“Due – Una piccola patria”, ambiziosa storia d’amore senza parole

La  Piccola Compagnia Impertinente
presenta
DUE una piccola patria
di Paolo Alessandri e Pierluigi Bevilacqua
con Pierluigi Bevilacqua e Ramona Genna
e con Enrico Cibelli
Musiche The overbooking orchestra
Foto e video Emanuele Massaioli
regia Paolo Alessandri
in scena al Teatro Furio Camillo di Roma fino al 2 marzo

Voto: 5 su 10

Cercare di raccontare l’amore è sempre un rischio, che vale la pena di correre. Tale rischio si moltiplica a dismisura se il tentativo non prevede l’uso della parola e si affida solamente alla forza della musica e al linguaggio del corpo (mimo, danza, gesto simbolico).
Sotto questi ambiziosi presupposti si sviluppa Due – Una piccola patria, spettacolo di Paolo Alessandri e Pierluigi Bevilacqua, incentrato sulla nascita e sulla conseguente evoluzione del sentimento amoroso in una giovane coppia.
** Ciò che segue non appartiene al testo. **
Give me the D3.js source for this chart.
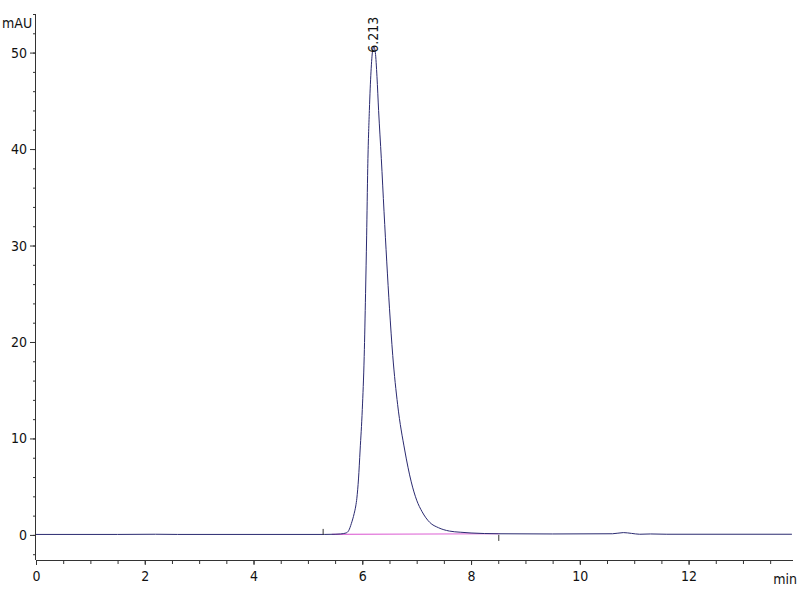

La narrazione procede assecondando l’originalità degli intenti in rapporto alla perspicacia dello spettatore, chiamato a dare forma e senso all’agitato percorso dei personaggi. Oltre alla potente colonna sonora originale, composta da Enrico Cibelli – che nel racconto è presente nelle vesti di una sorta di deus ex machina, col compito di mutare le passioni umane nelle emozioni del canto – a filtrare la vicenda privata concorrono anche due marionette, copie dell’uomo e della donna, che prima si avvicinano e poi, drasticamente, si allontanano sul palco. L’operazione è complessa e, sebbene carica di tutti i migliori propositi, resta incerta e confusa. Tante buone intuizioni non riescono a sorreggere la banalità di un rapporto sentimentale, impostato sulle canoniche tappe dell’occasione (ti voglio, ti prendo, ti odio, ti lascio, ti amo). Il racconto, invece, avrebbe potuto basarsi su ben altri espedienti narrativi (quello delle marionette, ad esempio, poteva essere sfruttato molto meglio) proprio per schivare retorica e stereotipi, sempre dietro l’angolo.
All’attivo restano le performance senza risparmio di Bevilacqua e della Genna (già interprete per la Compagnia Ricci/Forte), le belle musiche di Cibelli e l’impegno di un’allestimento che, forse, andrebbe rivisto sotto alcuni aspetti. Ne apprezziamo, comunque, il coraggio di averci provato.